• [Stated goal]:
Only the lines from the one with "Reproduce this chart" to the one with "import seaborn as sns", both included, should be output, without any images.

• [Records provided]:
((

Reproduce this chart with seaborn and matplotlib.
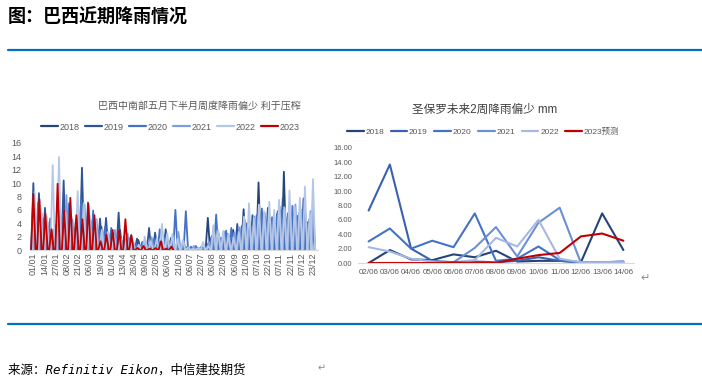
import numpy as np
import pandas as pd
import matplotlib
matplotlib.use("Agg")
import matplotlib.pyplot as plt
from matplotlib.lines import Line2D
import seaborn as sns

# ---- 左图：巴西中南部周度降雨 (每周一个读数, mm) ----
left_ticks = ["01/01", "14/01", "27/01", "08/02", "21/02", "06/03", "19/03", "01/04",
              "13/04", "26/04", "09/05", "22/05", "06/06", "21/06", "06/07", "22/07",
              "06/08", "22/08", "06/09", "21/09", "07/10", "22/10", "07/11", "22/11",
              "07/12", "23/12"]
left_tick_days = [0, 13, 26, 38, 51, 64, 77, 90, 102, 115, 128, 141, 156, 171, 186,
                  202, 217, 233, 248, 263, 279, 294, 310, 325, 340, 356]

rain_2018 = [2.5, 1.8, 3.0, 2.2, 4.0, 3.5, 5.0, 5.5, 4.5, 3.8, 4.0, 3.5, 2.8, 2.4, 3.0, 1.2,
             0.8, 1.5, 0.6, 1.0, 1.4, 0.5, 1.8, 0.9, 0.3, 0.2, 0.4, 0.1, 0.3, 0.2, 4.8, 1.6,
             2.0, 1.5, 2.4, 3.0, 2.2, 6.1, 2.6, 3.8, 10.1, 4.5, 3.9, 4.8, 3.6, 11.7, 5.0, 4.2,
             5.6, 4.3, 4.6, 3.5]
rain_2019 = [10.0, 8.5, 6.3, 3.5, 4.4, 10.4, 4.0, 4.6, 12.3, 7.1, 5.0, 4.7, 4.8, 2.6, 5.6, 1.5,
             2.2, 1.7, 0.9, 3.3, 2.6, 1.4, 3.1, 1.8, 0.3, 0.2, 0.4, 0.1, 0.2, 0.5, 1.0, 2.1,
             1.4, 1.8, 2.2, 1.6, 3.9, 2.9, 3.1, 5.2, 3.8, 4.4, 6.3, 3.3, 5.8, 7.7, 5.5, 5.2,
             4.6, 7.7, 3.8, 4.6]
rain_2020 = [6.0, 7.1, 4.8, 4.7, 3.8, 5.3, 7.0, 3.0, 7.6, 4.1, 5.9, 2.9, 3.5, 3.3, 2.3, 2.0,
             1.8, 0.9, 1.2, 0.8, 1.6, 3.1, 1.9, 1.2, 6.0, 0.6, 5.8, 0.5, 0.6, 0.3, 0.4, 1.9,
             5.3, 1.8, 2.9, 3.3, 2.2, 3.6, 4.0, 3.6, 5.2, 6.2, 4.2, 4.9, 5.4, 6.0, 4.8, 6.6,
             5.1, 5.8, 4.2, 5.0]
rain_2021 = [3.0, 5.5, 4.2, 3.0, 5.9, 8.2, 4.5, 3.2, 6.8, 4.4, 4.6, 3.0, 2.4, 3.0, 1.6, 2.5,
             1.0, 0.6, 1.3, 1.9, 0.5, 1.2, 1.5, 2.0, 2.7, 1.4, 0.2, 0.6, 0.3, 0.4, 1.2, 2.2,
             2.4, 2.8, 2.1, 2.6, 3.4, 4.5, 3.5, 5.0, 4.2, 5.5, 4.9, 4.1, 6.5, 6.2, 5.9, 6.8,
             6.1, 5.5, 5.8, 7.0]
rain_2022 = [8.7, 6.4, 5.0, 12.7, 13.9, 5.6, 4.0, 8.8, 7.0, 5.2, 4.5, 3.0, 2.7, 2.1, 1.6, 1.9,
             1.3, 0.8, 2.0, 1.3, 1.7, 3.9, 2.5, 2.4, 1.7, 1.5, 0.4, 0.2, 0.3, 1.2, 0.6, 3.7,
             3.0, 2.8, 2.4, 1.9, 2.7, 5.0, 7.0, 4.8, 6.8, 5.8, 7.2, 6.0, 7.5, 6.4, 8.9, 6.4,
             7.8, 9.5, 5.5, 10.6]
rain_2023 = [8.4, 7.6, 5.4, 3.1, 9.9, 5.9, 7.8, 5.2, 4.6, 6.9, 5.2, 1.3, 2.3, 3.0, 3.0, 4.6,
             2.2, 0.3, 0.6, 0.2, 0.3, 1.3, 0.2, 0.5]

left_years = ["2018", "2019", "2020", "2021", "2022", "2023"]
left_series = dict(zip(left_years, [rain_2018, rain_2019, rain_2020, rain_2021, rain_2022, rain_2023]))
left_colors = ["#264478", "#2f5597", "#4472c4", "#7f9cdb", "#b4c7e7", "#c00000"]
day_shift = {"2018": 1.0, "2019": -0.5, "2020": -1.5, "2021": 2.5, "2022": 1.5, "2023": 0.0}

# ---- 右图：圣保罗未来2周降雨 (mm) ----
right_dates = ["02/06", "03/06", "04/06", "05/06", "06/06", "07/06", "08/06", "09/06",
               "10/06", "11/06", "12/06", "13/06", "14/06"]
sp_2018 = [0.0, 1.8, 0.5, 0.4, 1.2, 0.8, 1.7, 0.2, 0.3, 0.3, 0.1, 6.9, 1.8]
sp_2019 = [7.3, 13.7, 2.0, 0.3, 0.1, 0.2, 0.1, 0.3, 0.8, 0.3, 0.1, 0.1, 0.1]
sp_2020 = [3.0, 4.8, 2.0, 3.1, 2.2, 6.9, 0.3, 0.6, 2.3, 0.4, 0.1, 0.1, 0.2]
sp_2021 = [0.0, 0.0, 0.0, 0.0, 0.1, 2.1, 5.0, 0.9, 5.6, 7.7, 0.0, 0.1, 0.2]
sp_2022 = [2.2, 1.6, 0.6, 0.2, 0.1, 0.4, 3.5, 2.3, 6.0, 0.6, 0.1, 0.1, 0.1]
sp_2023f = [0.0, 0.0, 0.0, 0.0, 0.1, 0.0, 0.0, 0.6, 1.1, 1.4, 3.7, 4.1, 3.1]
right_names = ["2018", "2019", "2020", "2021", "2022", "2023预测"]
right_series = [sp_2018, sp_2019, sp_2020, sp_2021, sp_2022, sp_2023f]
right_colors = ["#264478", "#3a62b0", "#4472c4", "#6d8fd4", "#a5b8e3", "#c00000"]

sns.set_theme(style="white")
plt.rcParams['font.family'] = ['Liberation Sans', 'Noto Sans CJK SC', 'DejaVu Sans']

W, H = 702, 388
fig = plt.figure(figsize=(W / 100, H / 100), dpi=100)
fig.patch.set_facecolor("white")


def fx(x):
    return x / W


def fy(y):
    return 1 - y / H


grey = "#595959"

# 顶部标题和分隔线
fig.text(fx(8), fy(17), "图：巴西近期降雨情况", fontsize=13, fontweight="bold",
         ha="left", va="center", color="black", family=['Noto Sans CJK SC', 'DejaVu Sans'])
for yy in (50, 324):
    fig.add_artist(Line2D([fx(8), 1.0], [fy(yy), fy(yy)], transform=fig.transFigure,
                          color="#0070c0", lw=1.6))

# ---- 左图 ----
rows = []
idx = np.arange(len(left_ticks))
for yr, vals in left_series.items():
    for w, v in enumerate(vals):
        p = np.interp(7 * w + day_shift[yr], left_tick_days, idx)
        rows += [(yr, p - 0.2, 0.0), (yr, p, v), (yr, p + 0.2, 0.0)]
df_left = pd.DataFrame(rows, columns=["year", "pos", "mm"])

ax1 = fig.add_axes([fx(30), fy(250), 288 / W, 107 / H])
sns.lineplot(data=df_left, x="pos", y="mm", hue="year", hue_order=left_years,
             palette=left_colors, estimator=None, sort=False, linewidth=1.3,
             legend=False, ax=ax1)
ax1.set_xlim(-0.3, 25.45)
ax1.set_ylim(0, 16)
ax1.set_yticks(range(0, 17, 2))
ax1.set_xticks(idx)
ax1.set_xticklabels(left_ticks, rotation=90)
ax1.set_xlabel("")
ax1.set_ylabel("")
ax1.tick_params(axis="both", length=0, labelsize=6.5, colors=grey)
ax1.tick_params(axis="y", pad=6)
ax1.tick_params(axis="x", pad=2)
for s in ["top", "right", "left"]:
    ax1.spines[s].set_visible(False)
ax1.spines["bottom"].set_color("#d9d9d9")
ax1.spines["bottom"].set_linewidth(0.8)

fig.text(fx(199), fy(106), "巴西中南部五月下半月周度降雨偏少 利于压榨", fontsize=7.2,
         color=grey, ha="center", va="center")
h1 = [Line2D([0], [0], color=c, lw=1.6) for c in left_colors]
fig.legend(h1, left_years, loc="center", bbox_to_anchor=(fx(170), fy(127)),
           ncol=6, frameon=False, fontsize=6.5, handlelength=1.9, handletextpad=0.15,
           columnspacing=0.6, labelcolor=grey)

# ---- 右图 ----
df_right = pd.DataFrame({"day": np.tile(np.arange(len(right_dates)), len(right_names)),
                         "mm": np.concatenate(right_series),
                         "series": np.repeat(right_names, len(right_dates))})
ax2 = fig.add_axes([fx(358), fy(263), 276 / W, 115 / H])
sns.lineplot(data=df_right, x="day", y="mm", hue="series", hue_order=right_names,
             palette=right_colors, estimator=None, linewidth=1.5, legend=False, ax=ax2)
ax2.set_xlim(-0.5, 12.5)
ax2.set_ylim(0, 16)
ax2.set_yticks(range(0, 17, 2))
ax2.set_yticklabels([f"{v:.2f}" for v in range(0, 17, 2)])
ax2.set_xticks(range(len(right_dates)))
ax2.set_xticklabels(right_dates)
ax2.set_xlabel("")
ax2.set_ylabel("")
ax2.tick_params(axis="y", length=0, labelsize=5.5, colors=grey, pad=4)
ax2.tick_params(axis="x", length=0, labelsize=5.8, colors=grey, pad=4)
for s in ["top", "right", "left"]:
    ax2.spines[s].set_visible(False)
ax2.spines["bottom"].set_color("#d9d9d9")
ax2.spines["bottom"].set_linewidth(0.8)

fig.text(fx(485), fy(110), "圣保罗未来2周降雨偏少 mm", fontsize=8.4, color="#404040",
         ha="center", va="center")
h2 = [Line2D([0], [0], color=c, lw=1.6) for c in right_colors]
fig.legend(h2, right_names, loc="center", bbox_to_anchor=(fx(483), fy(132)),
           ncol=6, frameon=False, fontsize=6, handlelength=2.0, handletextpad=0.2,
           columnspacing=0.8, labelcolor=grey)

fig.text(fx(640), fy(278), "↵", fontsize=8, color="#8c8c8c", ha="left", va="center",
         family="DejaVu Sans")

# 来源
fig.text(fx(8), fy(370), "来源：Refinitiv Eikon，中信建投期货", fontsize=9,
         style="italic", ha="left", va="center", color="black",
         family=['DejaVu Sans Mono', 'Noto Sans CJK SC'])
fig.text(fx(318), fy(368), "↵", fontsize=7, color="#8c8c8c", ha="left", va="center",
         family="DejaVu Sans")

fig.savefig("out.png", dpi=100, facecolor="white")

))
((

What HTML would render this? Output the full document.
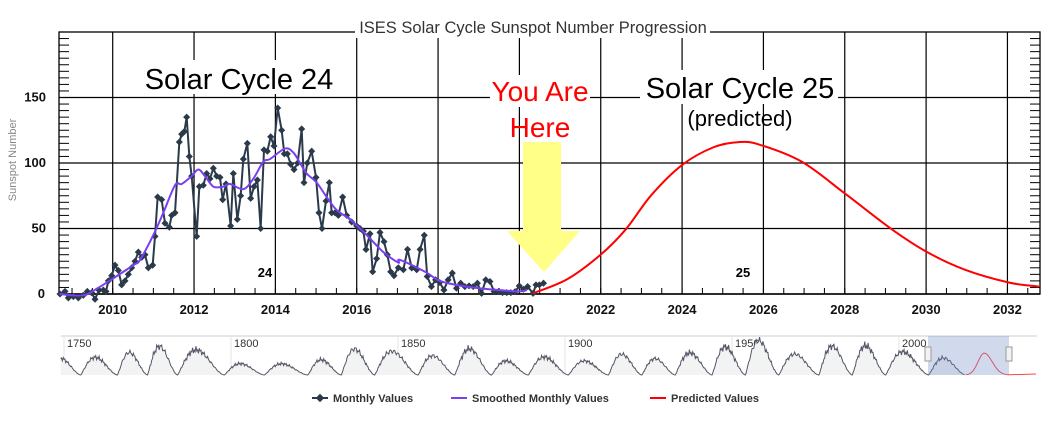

))

• [Task answer]:
Reproduce this chart with seaborn and matplotlib.
import numpy as np
import pandas as pd
import matplotlib
matplotlib.use("Agg")
import matplotlib.pyplot as plt
from matplotlib.lines import Line2D
import seaborn as sns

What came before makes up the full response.